Herşeyi efsane diye tanıtmak moda oldu. Nitekim bu modaya uyanlar yada uymak isteyenler ciddi bir çoğunluğu oluşturuyor. Ve bu sıfatı kalitesinden ediyorlar. Ama gerçek efsaneleri zaman oluşturur. Bir sene iki sene değil, onlarca yüzlerce yıldan sorulur efsaneler.

Her ne kadar yazısız kural bu olsada, fanlarının ilgisiyle bunu bozan bir efsane var!

1996 | Diablo…

Onlarca yıl olmadı henüz, 16 sene ve 3 oyun tamamladı tamamlıcak Diablo, fakat serinin her bir halkası ve ek paketleri yıllarca masa başında tuttu oyun severleri.
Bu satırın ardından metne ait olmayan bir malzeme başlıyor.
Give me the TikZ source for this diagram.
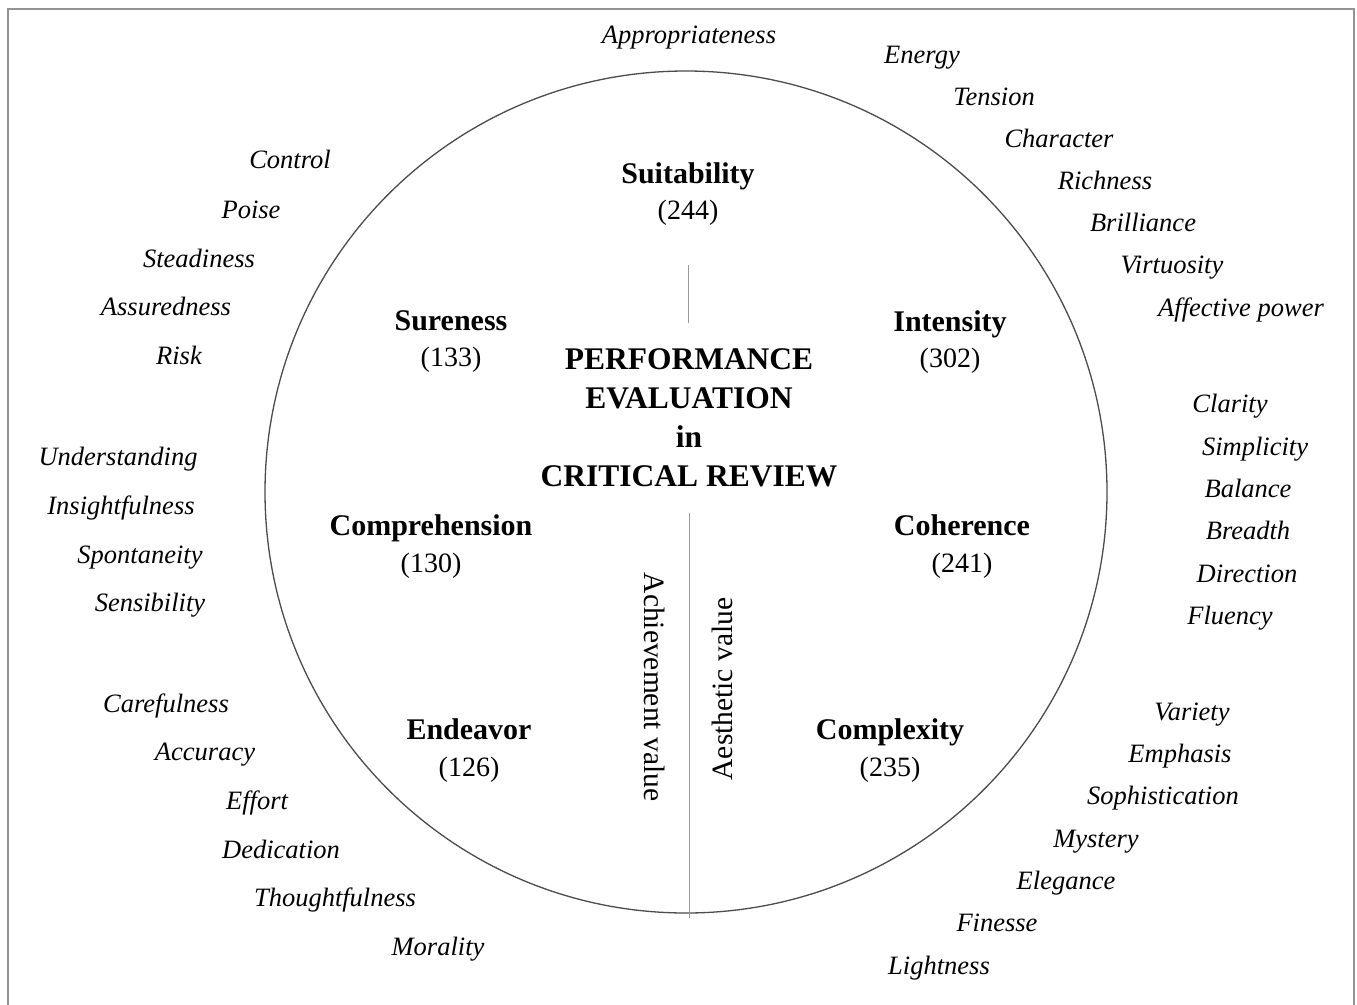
\documentclass[tikz,border=0pt]{standalone}
\usepackage{fontspec}
\setmainfont{Liberation Serif}
\begin{document}
\begin{tikzpicture}[x=1pt,y=-1pt,
  attr/.style={font=\fontsize{26.5}{30}\selectfont\itshape, inner sep=0pt, text height=0.62em, text depth=0.18em, yshift=-5.5pt},
  dimname/.style={font=\fontsize{30}{34}\selectfont\bfseries, inner sep=0pt, text height=0.66em, text depth=0.2em, yshift=-7pt},
  dimcount/.style={font=\fontsize{28}{32}\selectfont, inner sep=0pt},
  axislabel/.style={font=\fontsize{29.5}{32}\selectfont, inner sep=0pt},
  frameline/.style={draw=gray!85, line width=1.6pt},
  ringline/.style={draw=black!70, line width=1.3pt},
  axisline/.style={draw=gray!80, line width=1pt}]
\useasboundingbox (0,0) rectangle (1357,1004);
\fill[white] (0,0) rectangle (1357,1004);
% frame
\draw[frameline] (8,1010) -- (8,9) -- (1354,9) -- (1354,1010);
% circle
\node[ringline, circle, minimum size=842pt, inner sep=0pt] (ring) at (686,492) {};
% axis
\coordinate (axtopA) at (688.5,265);
\coordinate (axtopB) at (688.5,323);
\coordinate (axbotA) at (689,513);
\coordinate (axbotB) at (689,918);
\draw[axisline] (axtopA) -- (axtopB);
\draw[axisline] (axbotA) -- (axbotB);
% centre title
\node[font=\fontsize{31.5}{39}\selectfont\bfseries, align=center, inner sep=0pt] (title) at (689,418)
  {PERFORMANCE\\EVALUATION\\in\\CRITICAL REVIEW};
% axis labels
\node[axislabel, rotate=-90] (achv) at (655,687) {Achievement value};
\node[axislabel, rotate=90] (aesv) at (722,689) {Aesthetic value};
% dimensions
\node[dimname] (suit) at (688,174) {Suitability};
\node[dimcount] (suitn) at (688,213) {(244)};
\node[dimname] (sure) at (451,321) {Sureness};
\node[dimcount] (suren) at (451,360) {(133)};
\node[dimname] (inte) at (950,322) {Intensity};
\node[dimcount] (inten) at (950,361) {(302)};
\node[dimname] (comp) at (431,526) {Comprehension};
\node[dimcount] (compn) at (431,566) {(130)};
\node[dimname] (cohe) at (962,526) {Coherence};
\node[dimcount] (cohen) at (962,566) {(241)};
\node[dimname] (ende) at (469,730) {Endeavor};
\node[dimcount] (enden) at (469,770) {(126)};
\node[dimname] (cplx) at (890,730) {Complexity};
\node[dimcount] (cplxn) at (890,770) {(235)};
% attributes: top
\node[attr] (a1) at (689,36) {Appropriateness};
% right upper
\node[attr] (b1) at (922,56) {Energy};
\node[attr] (b2) at (994,98) {Tension};
\node[attr] (b3) at (1059,140) {Character};
\node[attr] (b4) at (1105,182) {Richness};
\node[attr] (b5) at (1143,224) {Brilliance};
\node[attr] (b6) at (1172,266) {Virtuosity};
\node[attr] (b7) at (1241,309) {Affective power};
% left upper
\node[attr] (c1) at (290,161) {Control};
\node[attr] (c2) at (251,211) {Poise};
\node[attr] (c3) at (199,260) {Steadiness};
\node[attr] (c4) at (166,308) {Assuredness};
\node[attr] (c5) at (179,357) {Risk};
% left middle
\node[attr] (d1) at (118,458) {Understanding};
\node[attr] (d2) at (121,507) {Insightfulness};
\node[attr] (d3) at (140,556) {Spontaneity};
\node[attr] (d4) at (150,604) {Sensibility};
% left lower
\node[attr] (e1) at (166,705) {Carefulness};
\node[attr] (e2) at (205,753) {Accuracy};
\node[attr] (e3) at (257,802) {Effort};
\node[attr] (e4) at (281,851) {Dedication};
\node[attr] (e5) at (335,899) {Thoughtfulness};
\node[attr] (e6) at (438,948) {Morality};
% right middle
\node[attr] (f1) at (1230,405) {Clarity};
\node[attr] (f2) at (1255,448) {Simplicity};
\node[attr] (f3) at (1248,490) {Balance};
\node[attr] (f4) at (1248,532) {Breadth};
\node[attr] (f5) at (1247,575) {Direction};
\node[attr] (f6) at (1230,617) {Fluency};
% right lower
\node[attr] (g1) at (1192,713) {Variety};
\node[attr] (g2) at (1180,755) {Emphasis};
\node[attr] (g3) at (1163,797) {Sophistication};
\node[attr] (g4) at (1096,840) {Mystery};
\node[attr] (g5) at (1066,882) {Elegance};
\node[attr] (g6) at (997,924) {Finesse};
\node[attr] (g7) at (939,967) {Lightness};
\end{tikzpicture}
\end{document}
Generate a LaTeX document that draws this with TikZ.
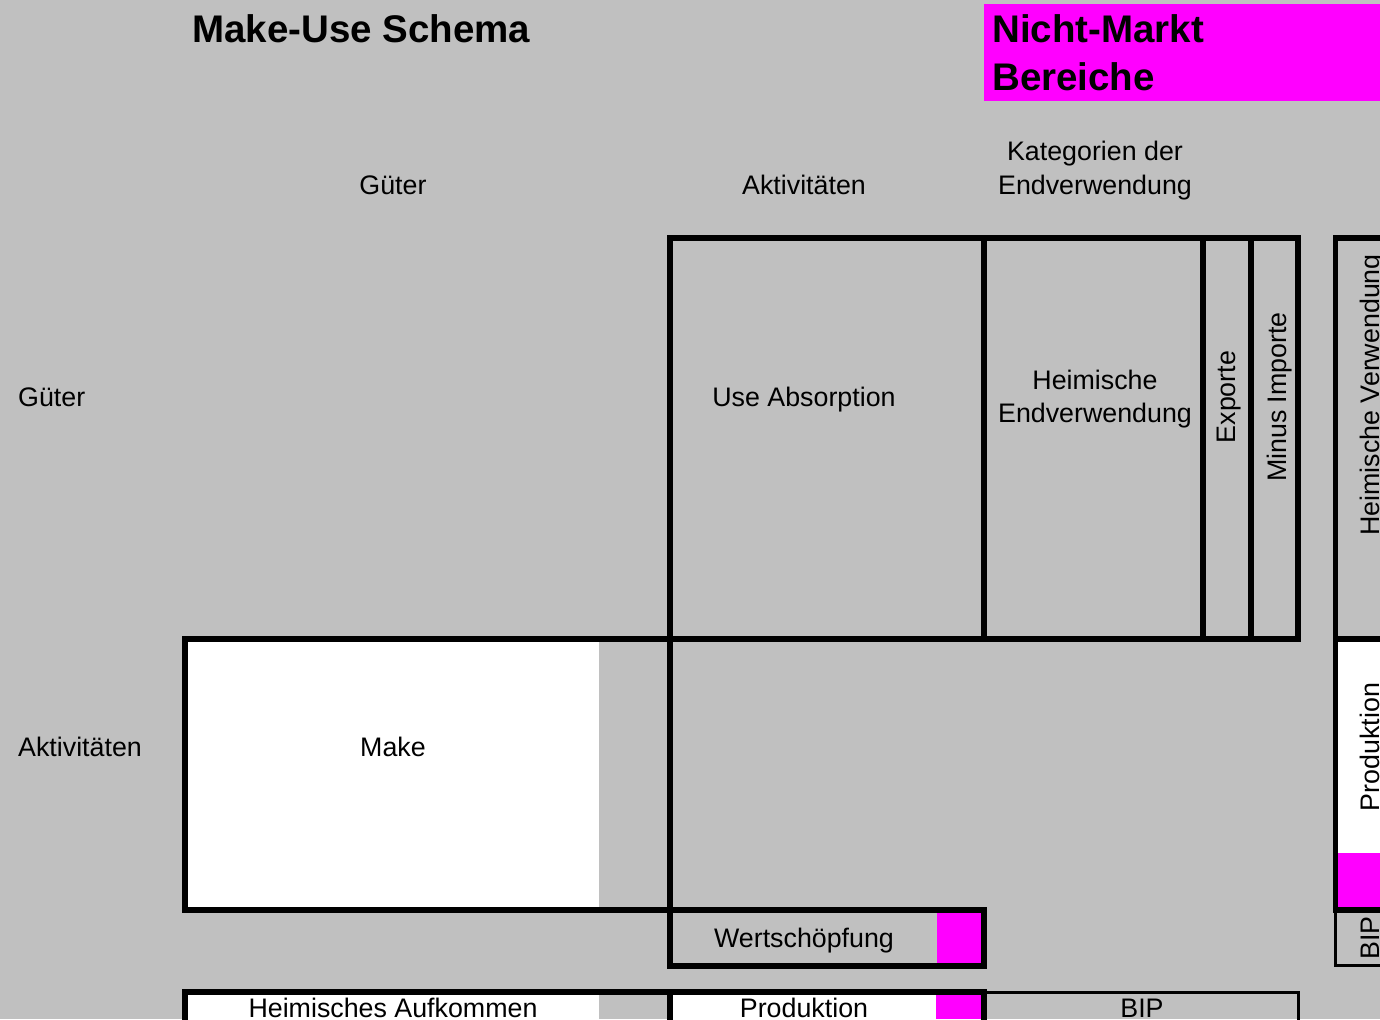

Özellikle serinin 2000 yılında tamamlanan ikinci oyunu 4 milyondan fazla satarak neredeyse ebeveynini ikiye katladı. Katlanan satış rakamları tek başına referans değil tabiki, çünkü 20 milyondan fazla oyun severin bilgisayarında taht kurdu bu oyun. Bu rakamda RPG türüne ilgisi olmayan pek çok oyun severin etkisi büyük. Böyle bir ilginin ışığında yapılan kritikler ve verilen oylar, tüm zamanların en iyi oyunlarından biri yaptı Diabloyu. Hatta bazı ünlü ve önemli oyun sitelerinin ilk sırasındadır hala. Peki onlarca yılını doldurmasada, bu çeşni sevgi efsane olduğunu göstermez mi?